His work career also includes serving as a teacher of creative writing at St. Mark's Church in New York City, beginning in 1972. He served as poet-in-residence at Bishop College in Dallas, Texas, during 1970 and 1971. He was a writer-in-residence at State University of New York-Buffalo in the seventies. He taught Afro-Hispanic art at Rutgers University-Newark and conducted poetry workshops at grade schools, universities, prisons and poetry projects. He was an avid bicyclist, computer enthusiast and music lover. In later years, he split his time between New York City and Huntsville, Alabama. His blogs, Eclectic Git and saint satin stain, discuss topics ranging from prosody and politics; the last entry of saint satin stain is poem Weatherly wrote as a memorial for Walter Dean Myers, who had died just days before Weatherly himself. He also wrote for Left in Alabama, a political community blog.

In 1971, he published Thumbprint, and in 2006, Groundwater Press published his noted short history of the saxophone. Weatherly also edited and co-edited several anthologies, including Natural Process (1970), New Black Voices (1972), The Poetry of Black America (1973), Uplate (1989), Everybody Goodbye Ain't Gone (2006), and The Second Set (2008).

Weatherly was photographed by Andrei Kertesz on the streets of Greenwich Village, but according to his friend M. G. Stephens, "He preferred to stay out of the limelight." "I want my work famous, not my face," Weatherly quipped. He often called himself "the grandson of Wallace Stevens and H.D., Jimmy Rogers, Sippie Wallace, and first cousin to Paul Blackburn." His work "condenses the wisdom of a life and vast readings into brilliantly compact music," the writer Andrei Codrescu has said; Howard Kissel of the New York Daily News calls him "that rarest of birds, a mystic with a sense of humor . . . a red-blooded American Zen master." Among Weatherly's innovations was a counted-syllable, patterned-sonic form that he called the double glory, and which he explains in eclectic git, as follows:

 a x x b a x
 x a x a x
 x x a x c
 x a x a c
 a x b x a

tr lē ə lōn my lē

nōz trs děth my zĭk

něv ər my tĭd härt

nōz m dē brt hûrtz

hy mən blōz sound blz

The rhyme begins at both ends and moves toward the center and back out toward the beginning and end.
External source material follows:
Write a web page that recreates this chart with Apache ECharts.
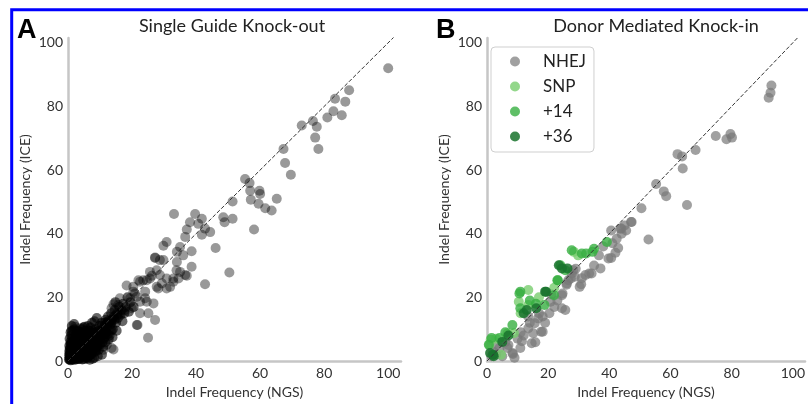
<!DOCTYPE html>
<html>
<head>
<meta charset="utf-8">
<script src="https://cdn.jsdelivr.net/npm/echarts@6/dist/echarts.min.js"></script>
<style>
  html, body { margin: 0; padding: 0; background: #fff; }
  #chart { width: 808px; height: 404px; }
</style>
</head>
<body>
<div id="chart"></div>
<script>
// panel A: single guide knock-out, [NGS, ICE]
const koCluster = [
  [0.3,0.5],[0.5,1.2],[0.8,0.2],[1,2],[1.2,0.8],[1.5,3],[1.7,1.5],[2,0.4],[2.2,2.5],[2.5,4],
  [2.8,1],[3,3],[3.2,5],[3.4,2],[3.6,0.6],[3.8,4],[4,6],[4.2,3],[4.5,1.5],[4.7,5],
  [5,7],[5.2,2.5],[5.5,4],[5.7,6],[6,0.8],[6,8],[6.3,3.5],[6.5,5.5],[6.8,7],[7,2],
  [7.2,9],[7.5,4.5],[7.8,6.5],[8,8],[8.2,1],[8.5,10],[8.7,3],[9,5.5],[9.2,7.5],[9.5,9.5],
  [9.8,11],[10,6.5],[10.3,8.5],[10.5,12],[10.8,10],[11,4.5],[11.2,7],[11.5,11],[11.8,13],[12,9],
  [12.3,10.5],[12.5,14],[12.8,12],[13,8],[13.3,11.5],[13.5,15],[13.8,13],[14,10],[14.3,14],[14.6,16],
  [15,12],[15.3,15],[15.6,13.5],[16,17],[16.4,14.5],[16.8,16],[17.2,18],[17.6,15],[18,17],[0.6,4],
  [0.8,6],[1,8],[0.7,2.5],[1,5],[1.3,7],[1.1,9.5],[1.8,6],[2.3,8],[2,10],[3,9.5],
  [2.7,7],[3.5,8],[4.3,9],[4.8,10.5],[5.5,9.5],[6.2,11],[7,10.5],[7.5,12],[8.3,12.5],[9,13.5],
  [0.6,0.6],[0.9,3.5],[1.4,4.5],[2.4,5.5],[3.3,6.5],[4.4,7.5],[5.3,8.5],[6.4,9.5],[7.4,8],[8.6,6],
  [9.6,3.5],[10.6,2],[3.9,1.2],[5.8,1.8],[7.7,0.7],[9.3,1.5],[2.6,3.4],[4.1,4.6],[6.6,2.8],[8.9,4.3],
  [11.6,5.8],[12.7,6.8],[13.9,7.5],[1.2,11],[1.9,11.6],[15.2,9.5],[17,12.5],[19,15.5],[19.5,18.5],[20.5,17],
  [14.8,18.5],[18.6,20],[5,0.6],[2.1,1.1],[1.1,1.6],[3.1,0.6],[0.8,5.3],[4.6,2.2],[7.9,3.6],[10.9,8.2],
  [12.1,11.8],[13.6,9.6],
  [0.5,0.5],[1.5,0.5],[2.5,0.5],[3.5,1],[4.5,0.5],[5.5,1],[6.5,1.5],[0.5,2],[1.5,2.5],[2.5,2],
  [3.5,3],[4.5,3.5],[5.5,3],[6.5,4.5],[7.5,3],[0.5,3.5],[1.5,4],[2.5,5],[3.5,4.5],[4.5,6],
  [5.5,5],[6.5,6.5],[7.5,5.5],[8.5,5],[9.5,6.5],[8.5,7],[9.5,8],[10.5,9],[11.5,9.5],[12.5,8.5],
  [0.5,7],[1.5,6],[2.5,6.5],[3.5,7],[4.5,8],[5.5,7],[6.5,8],[7.5,9.5],[8.5,9],[10.5,11],
  [11.5,12],[12.5,12.5],[13.5,12],[14.5,13],[15.5,14.5],
  [0.4,1.8],[1.2,1.2],[2,2],[2.8,2.8],[3.6,3.6],[4.4,4.4],[5.2,5.2],[6,6],[6.8,6.8],[7.6,7.6],
  [8.4,8.4],[9.2,9.2],[0.4,2.8],[1.2,3.2],[2,3.6],[2.8,4.4],[3.6,5.2],[4.4,5.6],[5.2,6.4],[6,7.2],
  [6.8,8],[7.6,8.8],[1.2,0.4],[2,1.2],[2.8,1.8],[3.6,2.4],[4.4,2.8],[5.2,3.6],[6,4.4],[6.8,5.2],
  [7.6,6],[8.4,6.8],[9.2,7.2],[0.4,4.8],[1.2,5.6],[2,6.8],[2.8,8.4],[3.6,9.2],[4.4,10],[5.2,10.8],
  [6,1.2],[6.8,0.4],[7.6,2.4],[8.4,3.2],[9.2,4.4],[10,5.2],[10.8,6],[11.6,7.6],[0.8,9],[1.6,9.6]
];
const koSpread = [
  [100,92],[87.8,85.1],[83.4,82.4],[86.6,81.5],[82.9,78.5],[85.5,77.2],[81,76.5],[76.5,75.4],[77.7,73.6],[73,74],
  [77.2,70.2],[78.2,66.6],[67.3,66.6],[67.8,62.2],[69.6,58.5],[55.3,57.2],[56.7,55.9],[56.9,53.5],[59.8,53.5],[60,52.5],
  [65.2,51],[57.1,50.7],[59.5,49.4],[61.6,48],[63.6,47.3],[51.4,50.1],[58.1,41.3],[48.5,45.2],[51.4,44.7],[48.9,43.6],
  [33.1,46.2],[39.7,46.2],[41.8,44.7],[38.1,43.6],[40.7,43.1],[37.1,41.3],[42.8,41.6],[44.4,40.5],[36.6,39],[41.8,39.7],
  [46.1,35.5],[30.8,37.4],[29.8,36.2],[35,35.8],[38.6,34.5],[36,33.2],[34,34.3],[27.2,32.5],[28.7,31.7],[34,31.1],
  [38.6,29.6],[35,28],[37.1,26.8],[50.4,27.8],[42.8,24.1],[25.6,28],[23.5,25.4],[18.3,23.7],[20.4,23.3],[22,25.4],
  [24.6,25.4],[26.2,26.8],[27.7,28.5],[27.2,32.4],[29.8,31.7],[20.9,21.2],[24.1,19.7],[24.6,18.6],[19.4,19.7],[16.2,19.7],
  [14.2,17.8],[25.1,15],[27.7,23.3],[31.9,23.3],[29.3,24.4],[32.9,25.9],[30.8,25.9],[19.9,16.6],[22.5,18.6],[24.1,21.8],
  [22.5,24.9],[25.6,25.9],[28.7,27],[28.2,22.8],[30.8,22.8],[32.9,24.9],[34.5,25.9],[36.6,27],[33.9,28.5],[20.4,21.8],
  [21.5,20.2],[27.2,12.9],[21.5,11.3],[25,7.3],[13.6,4.1],[11,3.5],[14.2,3.6],[2.2,10.8],[3.7,10.3],[13.1,9.8],
  [12.6,12.4],[14.2,13.4],[16.2,15],[17.8,16],[15.7,17.6],[13.6,16.6],[21.7,11.3],[22.5,15],[26.7,18.1],[9.1,4.7],
  [12.1,5.1]
];

// panel B: donor mediated knock-in, [NGS, ICE]
const nhejPoints = [
  [93,86.6],[92.7,84.3],[92.1,82.7],[79.6,71.3],[80.1,70.2],[78.3,69.7],[74.8,70.7],[68.2,66.3],[62.3,65],[63.8,64.3],
  [64,60.5],[55.3,55.6],[57.8,53.3],[58.6,51.8],[65.4,49],[50.5,48],[47.1,43.7],[45,42.6],[43.9,41.6],[45.5,41],
  [40.6,41],[42.4,38.4],[52.8,38.2],[42.9,35.5],[40.6,32.4],[37.1,29.1],[33.4,27.5],[32.2,27],[28.2,28.5],[28.7,26.5],
  [26.1,24.4],[30.8,24.1],[36.6,33.2],[39.7,32.2],[27.7,27.5],[30.3,23.3],[26.6,25.4],[24.5,20.7],[25.6,16],[24.5,16.6],
  [20.4,15],[18.2,14],[20.8,18.6],[8.3,2.5],[11.4,6.2],[14.6,5.6],[15.1,8.7],[17.7,9.2],[13.5,10.3],[10.9,4.1],
  [6.7,4.1],[4.1,4.1],[13.5,14],[15.6,11.9],[16.7,13.4],[18.2,9.2],[15.8,5.9],[8.5,2.2],[24.7,21.2],[27.4,25.9],
  [34.2,27.5],[43.6,41.6],[47.3,43.7],[22,17],[19,12],[12,8],[10,7],[6,6],[3,5],[2,3],
  [5,1.5],[9,1],[1.5,1.5],[3,2],[7,5],[11,9],[14,12],[17,15],[23,19],[21,21],
  [26,24],[29,29],[31,26],[35,30],[38,36],[41,37],[44,40],[42,34]
];
const snpPoints = [
  [13.5,22.3],[28.4,34.3],[10.4,18.6],[13.5,17.6],[6.7,8.7],[0.8,5.1],[1.2,6.7],[8.8,8.7],[4.6,2],[29.8,33.2],
  [11,15],[3,7],[17,20],[22,23]
];
const plus14Points = [
  [10.9,21.8],[21.9,20.7],[23,25.4],[25.6,28.5],[32.4,33.8],[34.5,34.3],[35,35.3],[39.2,37.4],[27.7,34.8],[10.9,16.6],
  [18.8,17.6],[8.3,11.3],[4.1,7.2],[1.5,7.2],[10.6,21.2],[23.2,25.4],[31,33.8],[24,30.1],[14,19],[6,9],
  [0.6,5.1],[16,18]
];
const plus36Points = [
  [19.3,21.8],[16.1,16.6],[2,2],[2.2,1.5],[23.5,30.1],[24.5,29.1],[26.3,29.1],[19,21.8],[12,15],[7,8],
  [5,6],[1,2.5],[13,16]
];

const identityLine = [[0, 0], [104, 104]];
const panelTitles = ['Single Guide Knock-out', 'Donor Mediated Knock-in'];
const legendNames = ['NHEJ', 'SNP', '+14', '+36'];

const font = 'Lato, "Open Sans", sans-serif';

function makeXAxis (gridIndex) {
  return {
    gridIndex,
    type: 'value',
    min: 0,
    max: 104,
    interval: 20,
    name: 'Indel Frequency (NGS)',
    nameLocation: 'middle',
    nameGap: 24,
    nameTextStyle: { fontSize: 14, color: '#333', fontFamily: font },
    axisLine: { show: true, lineStyle: { color: '#c6c6c6', width: 2.5 } },
    axisTick: { show: false },
    splitLine: { show: false },
    axisLabel: {
      margin: 5,
      fontSize: 14,
      color: '#333',
      fontFamily: font,
      showMaxLabel: false,
      formatter: v => (v % 20 === 0 ? v : '')
    }
  }
}

function makeYAxis (gridIndex) {
  return {
    gridIndex,
    type: 'value',
    min: 0,
    max: 101.5,
    interval: 20,
    name: 'Indel Frequency (ICE)',
    nameLocation: 'middle',
    nameGap: 36,
    nameTextStyle: { fontSize: 14, color: '#333', fontFamily: font },
    axisLine: { show: true, lineStyle: { color: '#c6c6c6', width: 2.5 } },
    axisTick: { show: false },
    splitLine: { show: false },
    axisLabel: {
      margin: 5,
      fontSize: 14,
      color: '#333',
      fontFamily: font,
      showMaxLabel: false,
      formatter: v => (v % 20 === 0 ? v : '')
    }
  }
}

function scatter (name, idx, data, color) {
  return {
    name,
    type: 'scatter',
    xAxisIndex: idx,
    yAxisIndex: idx,
    data,
    symbolSize: 10,
    itemStyle: { color, opacity: 1 },
    silent: true
  }
}

function diagonal (idx) {
  return {
    type: 'line',
    xAxisIndex: idx,
    yAxisIndex: idx,
    data: identityLine,
    showSymbol: false,
    silent: true,
    lineStyle: { color: '#333', width: 1, type: [4, 2] },
    z: 5
  }
}

const chart = echarts.init(document.getElementById('chart'), null, { renderer: 'canvas' })

chart.setOption({
  animation: false,
  backgroundColor: '#fff',
  title: [
    { text: panelTitles[0], left: 227, top: 12, textAlign: 'center',
      textStyle: { fontSize: 18, fontWeight: 'normal', color: '#222', fontFamily: font } },
    { text: panelTitles[1], left: 651, top: 12, textAlign: 'center',
      textStyle: { fontSize: 18, fontWeight: 'normal', color: '#222', fontFamily: font } }
  ],
  legend: {
    data: legendNames,
    orient: 'vertical',
    left: 491,
    top: 47,
    padding: [6, 8, 7, 19],
    itemGap: 8,
    itemWidth: 10,
    itemHeight: 10,
    icon: 'circle',
    backgroundColor: '#fff',
    borderColor: '#cfcfcf',
    borderWidth: 1,
    borderRadius: 4,
    textStyle: { fontSize: 17, lineHeight: 16, color: '#222', fontFamily: font, padding: [0, 0, 0, 18] }
  },
  grid: [
    { left: 68, top: 38, width: 333, height: 325 },
    { left: 487, top: 38, width: 333, height: 325 }
  ],
  xAxis: [makeXAxis(0), makeXAxis(1)],
  yAxis: [makeYAxis(0), makeYAxis(1)],
  series: [
    scatter('KO spread', 0, koSpread, 'rgba(0,0,0,0.4)'),
    scatter('KO cluster', 0, koCluster, 'rgba(0,0,0,0.6)'),
    diagonal(0),
    scatter('NHEJ', 1, nhejPoints, 'rgba(120,120,120,0.7)'),
    scatter('SNP', 1, snpPoints, 'rgba(120,205,110,0.8)'),
    scatter('+14', 1, plus14Points, 'rgba(55,175,65,0.8)'),
    scatter('+36', 1, plus36Points, 'rgba(25,115,45,0.85)'),
    diagonal(1)
  ],
  graphic: [
    { type: 'rect', shape: { x: 11.7, y: 9.7, width: 900, height: 500 },
      style: { fill: 'none', stroke: '#0000ff', lineWidth: 3 }, z: 100 },
    { type: 'text', x: 17, y: 17,
      style: { text: 'A', font: 'bold 27px "Liberation Sans", Arial, sans-serif', fill: '#000' } },
    { type: 'text', x: 436, y: 17,
      style: { text: 'B', font: 'bold 27px "Liberation Sans", Arial, sans-serif', fill: '#000' } }
  ]
})
</script>
</body>
</html>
The poem written in syllabic prosody, a pattern of the number of syllables, deploys lines of the same number of syllables, with one exception. That one exception does not break the rule. The rhymes in the main pattern identical rhyme, true rhyme and assonance plays against two consonant rhymes heart/hurts.

Weatherly was buried in a traditional Jewish ceremony in Huntsville, Alabama, upon his death in July 2014.

==Publications==
- Maumau American Cantos, New York: Corinth Books, 1970 (facsimile at Eclipse Archive).
- Thumbprint. New York: Telegraph Books, 1971 (facsimile at Eclipse Archive).
- Climate/Stream (with Ken Bluford). Philadelphia: Middle Earth Books, 1972.
- Short history of the saxophone. New York: Groundwater Press, 2006.